EXERCISE TASK:
Print, please, exactly and only the lines between the line holding "Convert this chart to matplotlib code." and the line holding "ax.tick_params(axis='x', pad=14)", inclusive, omitting any pictures.

DATA SHOWN:
★ ★ ★ ★ ★ ★ ★

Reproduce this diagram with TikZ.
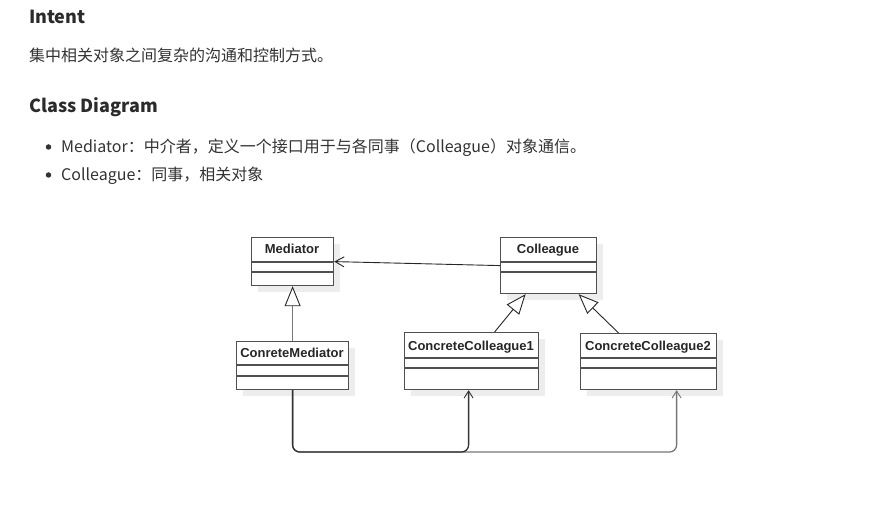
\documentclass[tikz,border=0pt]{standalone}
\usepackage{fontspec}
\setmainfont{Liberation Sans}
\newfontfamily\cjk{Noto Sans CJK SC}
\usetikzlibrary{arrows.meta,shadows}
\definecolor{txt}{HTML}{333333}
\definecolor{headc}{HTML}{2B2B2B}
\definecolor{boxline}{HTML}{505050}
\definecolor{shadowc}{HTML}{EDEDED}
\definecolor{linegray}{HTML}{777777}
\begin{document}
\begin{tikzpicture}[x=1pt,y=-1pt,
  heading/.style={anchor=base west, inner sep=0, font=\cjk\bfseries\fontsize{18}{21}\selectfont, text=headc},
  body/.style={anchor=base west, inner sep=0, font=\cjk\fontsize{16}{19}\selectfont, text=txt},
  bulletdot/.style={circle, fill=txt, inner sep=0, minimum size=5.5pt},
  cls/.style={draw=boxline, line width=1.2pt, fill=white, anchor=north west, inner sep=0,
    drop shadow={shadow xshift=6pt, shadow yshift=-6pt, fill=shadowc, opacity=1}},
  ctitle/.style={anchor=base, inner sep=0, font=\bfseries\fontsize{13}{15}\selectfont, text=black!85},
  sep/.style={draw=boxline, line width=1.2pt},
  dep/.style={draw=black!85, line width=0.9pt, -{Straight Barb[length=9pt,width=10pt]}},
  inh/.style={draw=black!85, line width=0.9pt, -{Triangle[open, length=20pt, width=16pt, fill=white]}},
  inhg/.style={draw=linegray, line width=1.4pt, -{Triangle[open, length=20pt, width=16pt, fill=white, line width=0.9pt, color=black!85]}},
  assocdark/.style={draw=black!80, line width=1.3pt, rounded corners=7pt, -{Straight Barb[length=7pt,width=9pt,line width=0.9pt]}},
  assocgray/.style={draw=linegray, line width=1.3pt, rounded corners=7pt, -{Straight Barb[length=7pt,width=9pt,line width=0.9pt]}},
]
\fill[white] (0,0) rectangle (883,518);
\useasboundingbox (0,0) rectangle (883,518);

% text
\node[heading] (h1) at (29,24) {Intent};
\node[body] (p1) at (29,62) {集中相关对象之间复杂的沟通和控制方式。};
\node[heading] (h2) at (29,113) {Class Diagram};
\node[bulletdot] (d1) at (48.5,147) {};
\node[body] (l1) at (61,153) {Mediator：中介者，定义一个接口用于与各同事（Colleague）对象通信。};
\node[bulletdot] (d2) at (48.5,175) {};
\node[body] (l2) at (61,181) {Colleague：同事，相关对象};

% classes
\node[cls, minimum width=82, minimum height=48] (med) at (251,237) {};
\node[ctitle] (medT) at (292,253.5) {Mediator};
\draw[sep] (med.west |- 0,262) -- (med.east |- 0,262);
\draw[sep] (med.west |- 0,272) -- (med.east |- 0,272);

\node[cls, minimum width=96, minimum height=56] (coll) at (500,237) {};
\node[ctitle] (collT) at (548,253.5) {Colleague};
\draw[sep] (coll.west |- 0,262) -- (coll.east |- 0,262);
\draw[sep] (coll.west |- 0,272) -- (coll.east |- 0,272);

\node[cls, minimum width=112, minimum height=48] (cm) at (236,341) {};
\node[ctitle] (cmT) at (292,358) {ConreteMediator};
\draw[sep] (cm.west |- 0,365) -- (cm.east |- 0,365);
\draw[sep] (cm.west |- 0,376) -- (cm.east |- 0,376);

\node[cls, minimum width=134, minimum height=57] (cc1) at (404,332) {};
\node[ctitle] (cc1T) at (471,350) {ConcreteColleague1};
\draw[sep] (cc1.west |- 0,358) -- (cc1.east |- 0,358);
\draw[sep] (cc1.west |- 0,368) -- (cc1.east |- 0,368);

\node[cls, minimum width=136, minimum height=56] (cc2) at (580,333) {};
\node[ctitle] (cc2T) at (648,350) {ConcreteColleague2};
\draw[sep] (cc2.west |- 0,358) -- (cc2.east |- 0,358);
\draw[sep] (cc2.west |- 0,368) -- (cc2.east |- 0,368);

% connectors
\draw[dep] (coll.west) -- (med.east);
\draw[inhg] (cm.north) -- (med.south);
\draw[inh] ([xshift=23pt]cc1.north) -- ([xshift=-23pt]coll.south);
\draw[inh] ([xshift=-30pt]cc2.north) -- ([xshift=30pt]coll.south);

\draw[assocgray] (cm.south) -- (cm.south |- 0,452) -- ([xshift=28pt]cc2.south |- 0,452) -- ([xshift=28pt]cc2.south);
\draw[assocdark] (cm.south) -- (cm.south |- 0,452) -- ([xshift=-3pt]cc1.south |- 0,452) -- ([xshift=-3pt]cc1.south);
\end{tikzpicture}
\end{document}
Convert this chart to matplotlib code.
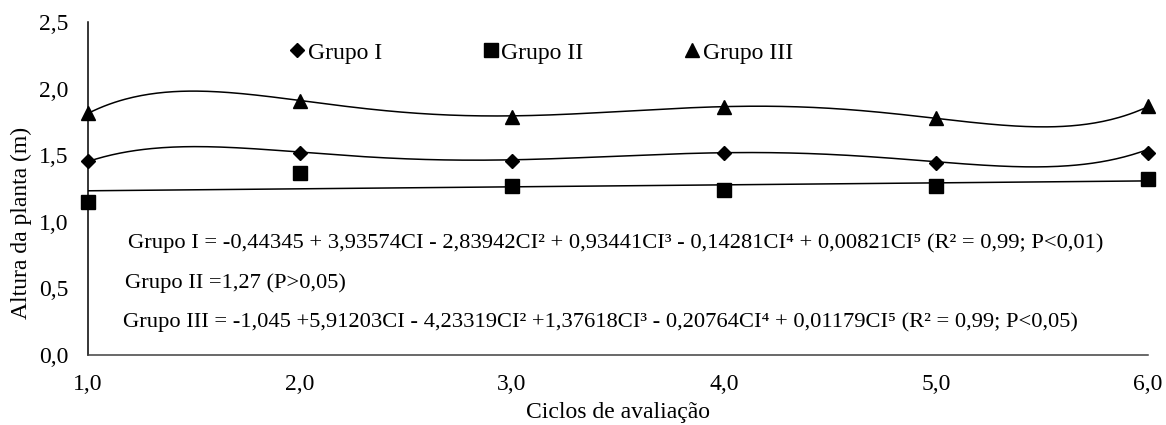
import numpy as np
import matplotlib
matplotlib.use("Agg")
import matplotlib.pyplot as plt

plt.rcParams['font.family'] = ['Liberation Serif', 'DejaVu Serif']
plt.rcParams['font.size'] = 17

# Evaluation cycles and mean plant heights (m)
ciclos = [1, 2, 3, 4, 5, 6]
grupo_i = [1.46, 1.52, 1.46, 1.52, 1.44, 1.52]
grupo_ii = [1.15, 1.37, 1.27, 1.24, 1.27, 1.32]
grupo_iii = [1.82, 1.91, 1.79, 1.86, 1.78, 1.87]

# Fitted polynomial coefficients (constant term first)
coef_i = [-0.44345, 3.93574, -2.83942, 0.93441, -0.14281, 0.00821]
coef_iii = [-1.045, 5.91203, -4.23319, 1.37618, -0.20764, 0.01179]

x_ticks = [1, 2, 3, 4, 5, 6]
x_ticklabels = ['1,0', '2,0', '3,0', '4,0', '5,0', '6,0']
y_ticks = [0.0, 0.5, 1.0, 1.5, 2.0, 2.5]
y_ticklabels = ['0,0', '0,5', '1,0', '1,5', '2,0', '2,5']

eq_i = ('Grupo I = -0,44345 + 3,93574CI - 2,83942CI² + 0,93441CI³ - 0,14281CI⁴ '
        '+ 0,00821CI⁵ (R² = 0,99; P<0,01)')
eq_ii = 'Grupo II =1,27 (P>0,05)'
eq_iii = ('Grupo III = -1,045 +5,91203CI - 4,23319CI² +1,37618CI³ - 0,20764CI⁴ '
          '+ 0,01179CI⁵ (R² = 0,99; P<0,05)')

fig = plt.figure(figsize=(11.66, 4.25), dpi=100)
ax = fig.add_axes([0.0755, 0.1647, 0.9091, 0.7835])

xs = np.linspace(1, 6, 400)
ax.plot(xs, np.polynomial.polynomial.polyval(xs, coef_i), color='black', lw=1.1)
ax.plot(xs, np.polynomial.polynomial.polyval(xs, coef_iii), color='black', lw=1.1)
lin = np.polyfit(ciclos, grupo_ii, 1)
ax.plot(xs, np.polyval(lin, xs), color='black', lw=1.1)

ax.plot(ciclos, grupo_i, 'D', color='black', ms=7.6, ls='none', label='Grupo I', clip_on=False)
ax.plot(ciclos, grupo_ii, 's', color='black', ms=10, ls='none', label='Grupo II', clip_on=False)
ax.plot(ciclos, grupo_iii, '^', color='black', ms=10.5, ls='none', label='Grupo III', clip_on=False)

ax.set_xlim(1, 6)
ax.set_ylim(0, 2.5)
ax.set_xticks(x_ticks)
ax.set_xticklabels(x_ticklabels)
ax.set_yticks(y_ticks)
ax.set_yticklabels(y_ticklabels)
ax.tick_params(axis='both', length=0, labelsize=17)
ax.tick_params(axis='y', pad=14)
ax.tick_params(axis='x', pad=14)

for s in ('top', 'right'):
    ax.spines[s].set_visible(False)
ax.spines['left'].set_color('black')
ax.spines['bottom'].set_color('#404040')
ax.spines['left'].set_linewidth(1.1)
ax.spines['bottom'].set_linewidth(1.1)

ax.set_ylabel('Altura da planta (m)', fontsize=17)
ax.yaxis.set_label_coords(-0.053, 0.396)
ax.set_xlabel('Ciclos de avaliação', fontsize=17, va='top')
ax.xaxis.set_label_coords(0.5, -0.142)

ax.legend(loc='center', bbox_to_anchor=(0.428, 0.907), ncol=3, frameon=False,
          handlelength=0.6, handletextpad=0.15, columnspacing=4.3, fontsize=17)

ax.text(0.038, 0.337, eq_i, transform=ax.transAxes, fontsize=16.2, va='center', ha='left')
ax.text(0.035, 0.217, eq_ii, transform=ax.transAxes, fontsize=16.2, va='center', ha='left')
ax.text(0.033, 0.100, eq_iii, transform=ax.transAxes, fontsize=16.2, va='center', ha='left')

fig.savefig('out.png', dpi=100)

★ ★ ★ ★ ★ ★ ★

THE REPLY:
Convert this chart to matplotlib code.
import numpy as np
import matplotlib
matplotlib.use("Agg")
import matplotlib.pyplot as plt

plt.rcParams['font.family'] = ['Liberation Serif', 'DejaVu Serif']
plt.rcParams['font.size'] = 17

# Evaluation cycles and mean plant heights (m)
ciclos = [1, 2, 3, 4, 5, 6]
grupo_i = [1.46, 1.52, 1.46, 1.52, 1.44, 1.52]
grupo_ii = [1.15, 1.37, 1.27, 1.24, 1.27, 1.32]
grupo_iii = [1.82, 1.91, 1.79, 1.86, 1.78, 1.87]

# Fitted polynomial coefficients (constant term first)
coef_i = [-0.44345, 3.93574, -2.83942, 0.93441, -0.14281, 0.00821]
coef_iii = [-1.045, 5.91203, -4.23319, 1.37618, -0.20764, 0.01179]

x_ticks = [1, 2, 3, 4, 5, 6]
x_ticklabels = ['1,0', '2,0', '3,0', '4,0', '5,0', '6,0']
y_ticks = [0.0, 0.5, 1.0, 1.5, 2.0, 2.5]
y_ticklabels = ['0,0', '0,5', '1,0', '1,5', '2,0', '2,5']

eq_i = ('Grupo I = -0,44345 + 3,93574CI - 2,83942CI² + 0,93441CI³ - 0,14281CI⁴ '
        '+ 0,00821CI⁵ (R² = 0,99; P<0,01)')
eq_ii = 'Grupo II =1,27 (P>0,05)'
eq_iii = ('Grupo III = -1,045 +5,91203CI - 4,23319CI² +1,37618CI³ - 0,20764CI⁴ '
          '+ 0,01179CI⁵ (R² = 0,99; P<0,05)')

fig = plt.figure(figsize=(11.66, 4.25), dpi=100)
ax = fig.add_axes([0.0755, 0.1647, 0.9091, 0.7835])

xs = np.linspace(1, 6, 400)
ax.plot(xs, np.polynomial.polynomial.polyval(xs, coef_i), color='black', lw=1.1)
ax.plot(xs, np.polynomial.polynomial.polyval(xs, coef_iii), color='black', lw=1.1)
lin = np.polyfit(ciclos, grupo_ii, 1)
ax.plot(xs, np.polyval(lin, xs), color='black', lw=1.1)

ax.plot(ciclos, grupo_i, 'D', color='black', ms=7.6, ls='none', label='Grupo I', clip_on=False)
ax.plot(ciclos, grupo_ii, 's', color='black', ms=10, ls='none', label='Grupo II', clip_on=False)
ax.plot(ciclos, grupo_iii, '^', color='black', ms=10.5, ls='none', label='Grupo III', clip_on=False)

ax.set_xlim(1, 6)
ax.set_ylim(0, 2.5)
ax.set_xticks(x_ticks)
ax.set_xticklabels(x_ticklabels)
ax.set_yticks(y_ticks)
ax.set_yticklabels(y_ticklabels)
ax.tick_params(axis='both', length=0, labelsize=17)
ax.tick_params(axis='y', pad=14)
ax.tick_params(axis='x', pad=14)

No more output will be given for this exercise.